We pursued our voyage on the 30th of May, to the old bed of the
Burrampooter, an immense shallow sheet of water, of which the eastern
bank is for eighty miles occupied by the delta of the Soormah.
This river rises on the Munnipore frontier, and flows through Cachar,
Silhet, and the Jheels of east Bengal, receiving the waters of the
Cachar, Jyntea, Khasia, and Garrow mountains (which bound the Assam
valley to the south), and of the Tipperah hills, which stretch
parallel to them, and divide the Soormah valley from the Bay of
Bengal. The immense area thus drained by the Soormah is hardly raised
above the level of the sea, and covers about 10,000 square miles.
The anastomosing rivers that traverse it, flow very gently, and do
not materially alter their course; hence their banks gradually rise
above the mean level of the surrounding country, and on them the
small villages are built, surrounded by extensive rice-fields that
need no artificial irrigation. At this season the general surface of
the Jheels is marshy; but during the rains, which are excessive on
the neighbouring mountains, they resemble an inland sea, the water
rising gradually to within a few inches of the floor of the huts; as,
however, it subsides as slowly in autumn, it commits no devastation.
The communication is at all seasons by boats, in the management of
which the natives (chiefly Mahometans) are expert.

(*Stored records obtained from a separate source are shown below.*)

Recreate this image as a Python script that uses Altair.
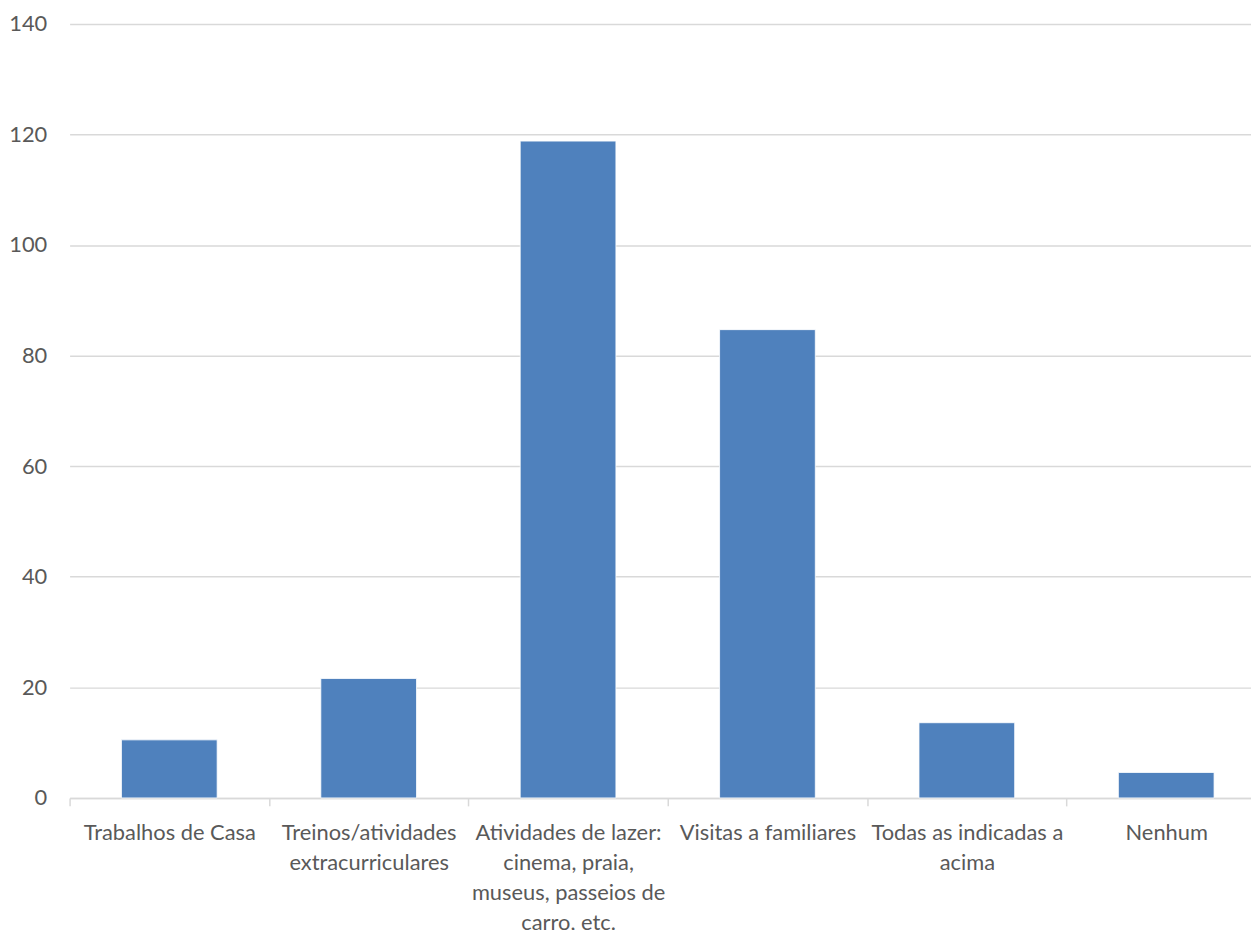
import altair as alt
import pandas as pd

categories = [
    "Trabalhos de Casa",
    "Treinos/atividades|extracurriculares",
    "Atividades de lazer:|cinema, praia,|museus, passeios de|carro, etc.",
    "Visitas a familiares",
    "Todas as indicadas a|acima",
    "Nenhum",
]
values = [10.5, 21.6, 118.8, 84.7, 13.6, 4.6]
y_ticks = [0, 20, 40, 60, 80, 100, 120, 140]

df = pd.DataFrame({"categoria": categories, "valor": values})

text_color = "#595959"
grid_color = "#D9D9D9"
font = "Lato"

chart = (
    alt.Chart(df)
    .mark_bar(
        color="#4F81BD",
        stroke="#FFFFFF",
        strokeWidth=0.8,
        width=alt.RelativeBandSize(band=0.48),
    )
    .encode(
        x=alt.X(
            "categoria:N",
            sort=None,
            scale=alt.Scale(range=[0, 1204], paddingInner=0, paddingOuter=0),
            axis=alt.Axis(
                title=None,
                labelAngle=0,
                labelExpr="datum.value == null ? '' : split(datum.value, '|')",
                labelAlign="center",
                labelBaseline="top",
                labelFont=font,
                labelFontSize=22,
                labelColor=text_color,
                labelLineHeight=30,
                labelPadding=17,
                labelLimit=300,
                labelOverlap=False,
                tickBand="extent",
                tickColor=grid_color,
                tickSize=8,
                tickWidth=1.5,
                domainColor=grid_color,
                domainWidth=1.5,
            ),
        ),
        y=alt.Y(
            "valor:Q",
            scale=alt.Scale(domain=[0, 140], nice=False),
            axis=alt.Axis(
                title=None,
                values=y_ticks,
                grid=True,
                gridColor=grid_color,
                gridWidth=1.5,
                domain=False,
                ticks=False,
                labelFont=font,
                labelFontSize=22,
                labelColor=text_color,
                labelPadding=23,
            ),
        ),
    )
    .properties(
        width=1189,
        height=779,
        autosize=alt.AutoSizeParams(type="none"),
        padding={"left": 62, "top": 13, "right": 0, "bottom": 140},
    )
    .configure_view(stroke=None)
)

chart.save("out.html", embed_options={"renderer": "svg", "actions": False})
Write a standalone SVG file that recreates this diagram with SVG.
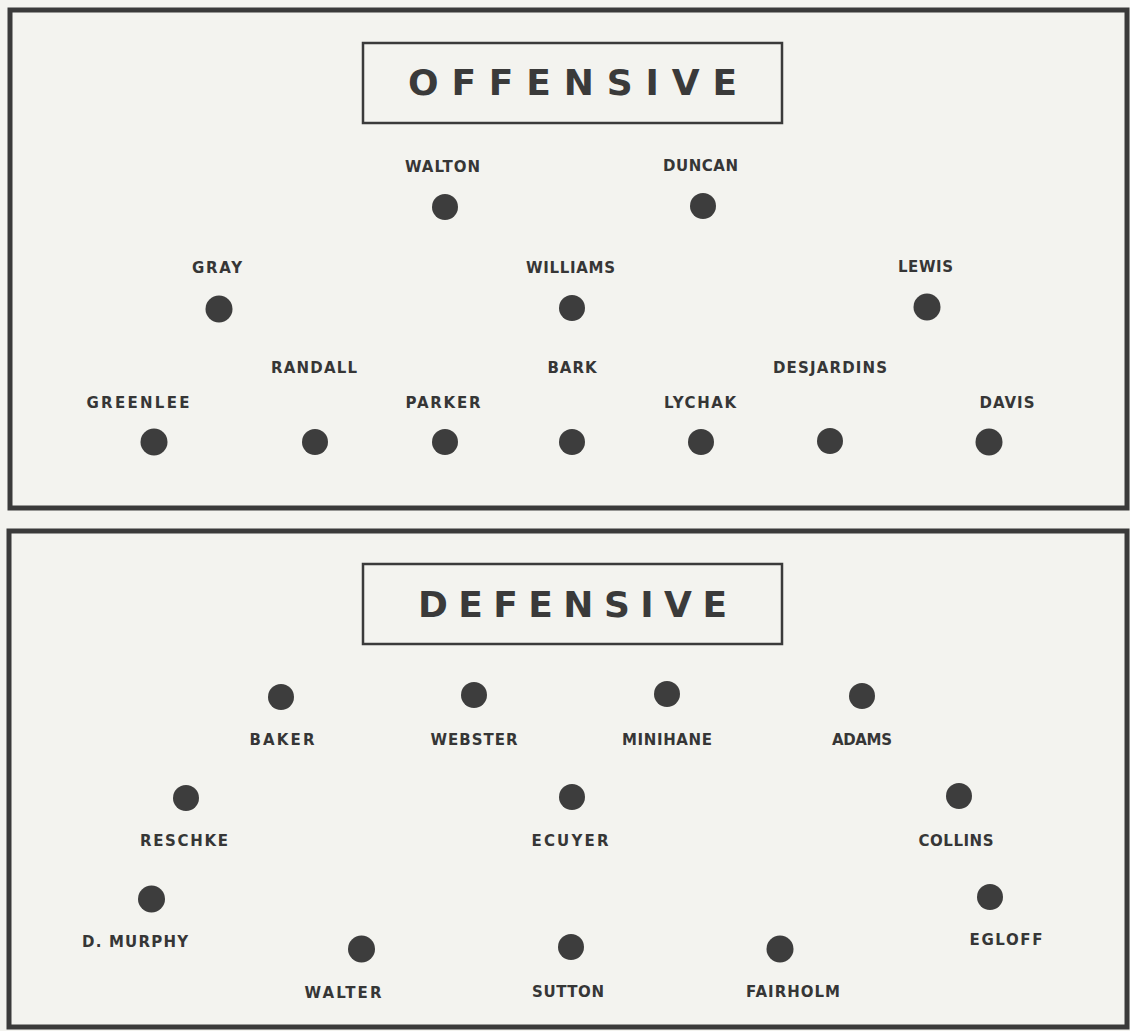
<svg xmlns="http://www.w3.org/2000/svg" width="1130" height="1031" viewBox="0 0 1130 1031">
<style>
.bg{fill:#f3f3ef}
.panel{fill:none;stroke:#3a3a3a;stroke-width:5}
.tbox{fill:none;stroke:#3a3a3a;stroke-width:2.5}
.title{font-family:"DejaVu Sans",sans-serif;font-weight:bold;font-size:36px;fill:#3a3a3a}
.dot{fill:#3d3d3d}
.lbl{font-family:"DejaVu Sans",sans-serif;font-weight:bold;font-size:15px;fill:#363636;text-anchor:middle}
</style>
<rect class="bg" x="0" y="0" width="1130" height="1031"/>
<g id="panels">
<rect class="panel" x="10" y="10" width="1117" height="498"/>
<rect class="panel" x="9" y="531" width="1118" height="496"/>
</g>
<g id="title-offensive">
<rect class="tbox" x="363" y="43" width="419" height="80"/>
<text class="title" x="408" y="95" textLength="329" lengthAdjust="spacing">OFFENSIVE</text>
</g>
<g id="title-defensive">
<rect class="tbox" x="363" y="564" width="419" height="80"/>
<text class="title" x="418" y="617" textLength="309" lengthAdjust="spacing">DEFENSIVE</text>
</g>
<g id="connectors"/>
<g id="offense">
<g id="walton"><circle class="dot" cx="445" cy="207" r="13"/><text class="lbl" x="442.5" y="172" textLength="75">WALTON</text></g>
<g id="duncan"><circle class="dot" cx="703" cy="206" r="13"/><text class="lbl" x="700.5" y="171" textLength="75">DUNCAN</text></g>
<g id="gray"><circle class="dot" cx="219" cy="309" r="13.5"/><text class="lbl" x="217" y="273" textLength="50">GRAY</text></g>
<g id="williams"><circle class="dot" cx="572" cy="308" r="13"/><text class="lbl" x="570.5" y="273" textLength="89">WILLIAMS</text></g>
<g id="lewis"><circle class="dot" cx="927" cy="307" r="13.5"/><text class="lbl" x="925.5" y="272" textLength="55">LEWIS</text></g>
<g id="randall"><circle class="dot" cx="315" cy="442" r="13"/><text class="lbl" x="314" y="373" textLength="86">RANDALL</text></g>
<g id="bark"><circle class="dot" cx="572" cy="442" r="13"/><text class="lbl" x="572" y="373" textLength="49">BARK</text></g>
<g id="desjardins"><circle class="dot" cx="830" cy="441" r="13"/><text class="lbl" x="830" y="373" textLength="114">DESJARDINS</text></g>
<g id="greenlee"><circle class="dot" cx="154" cy="442" r="13.5"/><text class="lbl" x="138" y="408" textLength="103">GREENLEE</text></g>
<g id="parker"><circle class="dot" cx="445" cy="442" r="13"/><text class="lbl" x="443" y="408" textLength="75">PARKER</text></g>
<g id="lychak"><circle class="dot" cx="701" cy="442" r="13"/><text class="lbl" x="700" y="408" textLength="72">LYCHAK</text></g>
<g id="davis"><circle class="dot" cx="989" cy="442" r="13.5"/><text class="lbl" x="1007" y="408" textLength="55">DAVIS</text></g>
</g>
<g id="defense">
<g id="baker"><circle class="dot" cx="281" cy="697" r="13"/><text class="lbl" x="282" y="745" textLength="65">BAKER</text></g>
<g id="webster"><circle class="dot" cx="474" cy="695" r="13"/><text class="lbl" x="474" y="745" textLength="87">WEBSTER</text></g>
<g id="minihane"><circle class="dot" cx="667" cy="694" r="13"/><text class="lbl" x="667" y="745" textLength="90">MINIHANE</text></g>
<g id="adams"><circle class="dot" cx="862" cy="696" r="13"/><text class="lbl" x="862" y="745" textLength="60">ADAMS</text></g>
<g id="reschke"><circle class="dot" cx="186" cy="798" r="13"/><text class="lbl" x="184" y="846" textLength="88">RESCHKE</text></g>
<g id="ecuyer"><circle class="dot" cx="572" cy="797" r="13"/><text class="lbl" x="570" y="846" textLength="77">ECUYER</text></g>
<g id="collins"><circle class="dot" cx="959" cy="796" r="13"/><text class="lbl" x="956" y="846" textLength="75">COLLINS</text></g>
<g id="d-murphy"><circle class="dot" cx="151.5" cy="899" r="13.5"/><text class="lbl" x="135" y="947" textLength="106">D. MURPHY</text></g>
<g id="egloff"><circle class="dot" cx="990" cy="897" r="13"/><text class="lbl" x="1006" y="945" textLength="73">EGLOFF</text></g>
<g id="walter"><circle class="dot" cx="361.5" cy="949" r="13.5"/><text class="lbl" x="343" y="998" textLength="77">WALTER</text></g>
<g id="sutton"><circle class="dot" cx="571" cy="947" r="13"/><text class="lbl" x="568" y="997" textLength="72">SUTTON</text></g>
<g id="fairholm"><circle class="dot" cx="780" cy="949" r="13.5"/><text class="lbl" x="793" y="997" textLength="94">FAIRHOLM</text></g>
</g>
</svg>
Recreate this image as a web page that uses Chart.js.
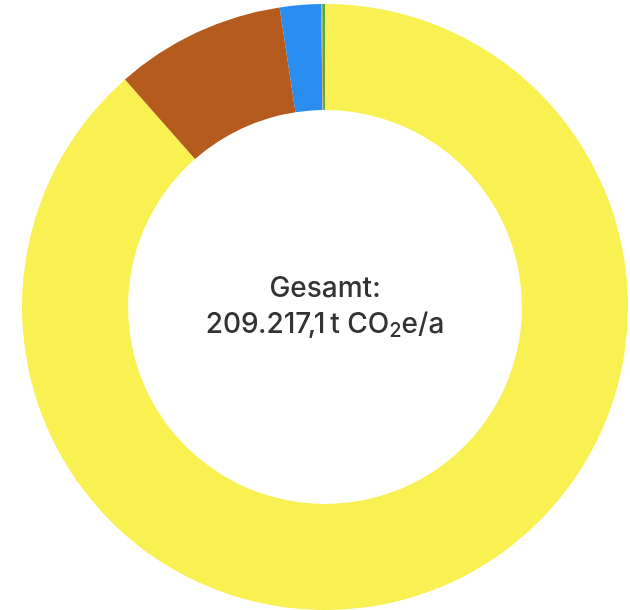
<!DOCTYPE html>
<html lang="de">
<head>
<meta charset="utf-8">
<title>Emissionen</title>
<script src="https://cdn.jsdelivr.net/npm/chart.js@4"></script>
<style>
  html, body { margin: 0; padding: 0; background: #fff; }
  canvas { display: block; }
</style>
</head>
<body>
<canvas id="myChart" width="630" height="610"></canvas>
<script>
// Emissionen je Quelle in t CO2e/a
const labels = ["Quelle A", "Quelle B", "Quelle C", "Quelle D", "Quelle E"];
const values = [185207.1, 19000, 4590, 120, 300];
const colors = ["#f9f052", "#b45b1d", "#2a8df0", "#d2a15c", "#5aa83c"];

const total = values.reduce((a, b) => a + b, 0);
const totalText = total.toLocaleString("de-DE", { minimumFractionDigits: 1, maximumFractionDigits: 1 });

// Summe in der Mitte des Rings
const centerText = {
  id: "centerText",
  afterDraw(chart) {
    const meta = chart.getDatasetMeta(0).data[0];
    const cx = meta.x, cy = meta.y;
    const c = chart.ctx;
    const big = "500 28px Inter";
    const small = "500 20px Inter";
    c.save();
    c.fillStyle = "#333";
    c.textBaseline = "alphabetic";
    c.font = big;
    c.textAlign = "center";
    c.fillText("Gesamt:", cx, cy - 10);

    // zweite Zeile mit tiefgestellter 2
    const p1 = totalText + "\u2009t CO";
    const p2 = "2";
    const p3 = "e/a";
    const w1 = c.measureText(p1).width;
    const w3 = c.measureText(p3).width;
    c.font = small;
    const w2 = c.measureText(p2).width;
    let x = cx - (w1 + w2 + w3) / 2;
    const y = cy + 26;
    c.textAlign = "left";
    c.font = big;
    c.fillText(p1, x, y);
    x += w1;
    c.font = small;
    c.fillText(p2, x, y + 4);
    x += w2;
    c.font = big;
    c.fillText(p3, x, y);
    c.restore();
  }
};

const ctx = document.getElementById("myChart").getContext("2d");
const chart = new Chart(ctx, {
  type: "doughnut",
  data: {
    labels: labels,
    datasets: [{
      data: values,
      backgroundColor: colors,
      borderWidth: 0
    }]
  },
  options: {
    responsive: false,
    animation: false,
    cutout: "65%",
    layout: { padding: { left: 22, top: 4, right: 2, bottom: 0 } },
    plugins: {
      legend: { display: false },
      tooltip: { enabled: false }
    }
  },
  plugins: [centerText]
});
</script>
</body>
</html>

The want of trees and shrubs is the most remarkable feature of the
Jheels; in which respect they differ from the Sunderbunds, though the
other physical features of each are similar, the level being exactly
the same: for this difference there is no apparent cause, beyond the
influence of the tide and sea atmosphere. Long grasses of tropical
genera (_Saccharum, Donax, Andropogon,_ and _Rottboellia_) ten feet
high, form the bulk of the vegetation, with occasional low bushes
along the firmer banks of the natural canals that everywhere
intersect the country; amongst these the rattan cane (_Calamus_),
rose, a laurel, _Stravadium,_ and fig, are the most common; while
beautiful convolvuli throw their flowering shoots across the water.